Smoothing the Curve

Smoothing the training curve.

Have you noticed that a really good workout is often followed by a bad one? Or a really bad workout is followed by a great one just days later? For an athlete it's like living the boomerang effect- one day feeling horrible and the next you're hitting PR's.

 

When I review the training and racing of elite performers, I notice that they smooth the peaks and valleys of their daily performance. Their daily training looks the gentle rise and fall of a prairie- sometimes rising, other times descending, but never dramatically in any direction.

 

When I review the training schedules of athletes who are struggling, their training often looks like the Sawtooth mountains. Sharp peak followed by a sheer drop off. You can see the moment when they were struck with training inspiration, and you can see the moment they got injured or burned out.

 

In training we want to smooth the curve as much as possible.
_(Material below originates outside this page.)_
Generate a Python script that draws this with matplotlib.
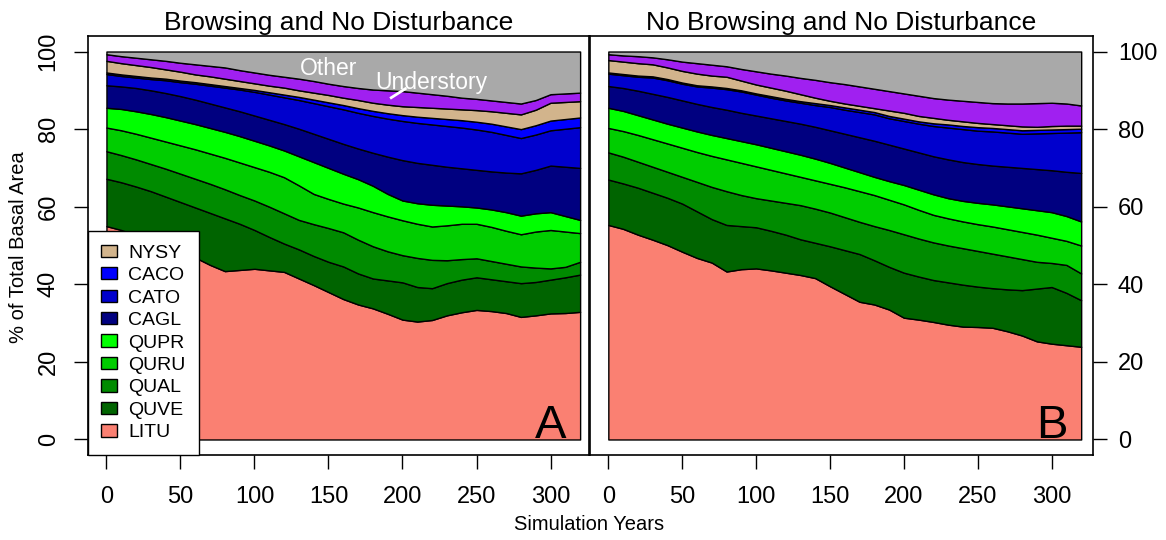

A classic mistake I see happens at training camps. During the camp the athlete dramatically increases their training- often in terms of both volume and intensity. The spike in training may result in some short term gains, but all peaks have a valley. Many of the gains the athlete realized during the training camp are lost during the weeks required to navigate out of the training valley they pounded themselves into.

 

Another mistake I often see is with ramp-rate in training volume. By nature athletes seem to like a linear progression: this week we will run 8 miles, next week 10, the week after that 12, etcetera until we hit 20 miles then a marathon two weeks after that. We just have to walk these logical steps up to the peak of the mountain.

 

The reality is that our bodies do not work that way.

 

The peak and valley effect is not ideal. Instead, we want to raise the general plateau of our training by regularly repeating a sustainable, quality amount of training that will prepare us for the demands of racing. Subtle increases in volume or intensity followed by subtle decreases in training based on our natural response to the training load is the goal.

 

There is a reason few people live high up in the mountain peaks... it's a dangerous place.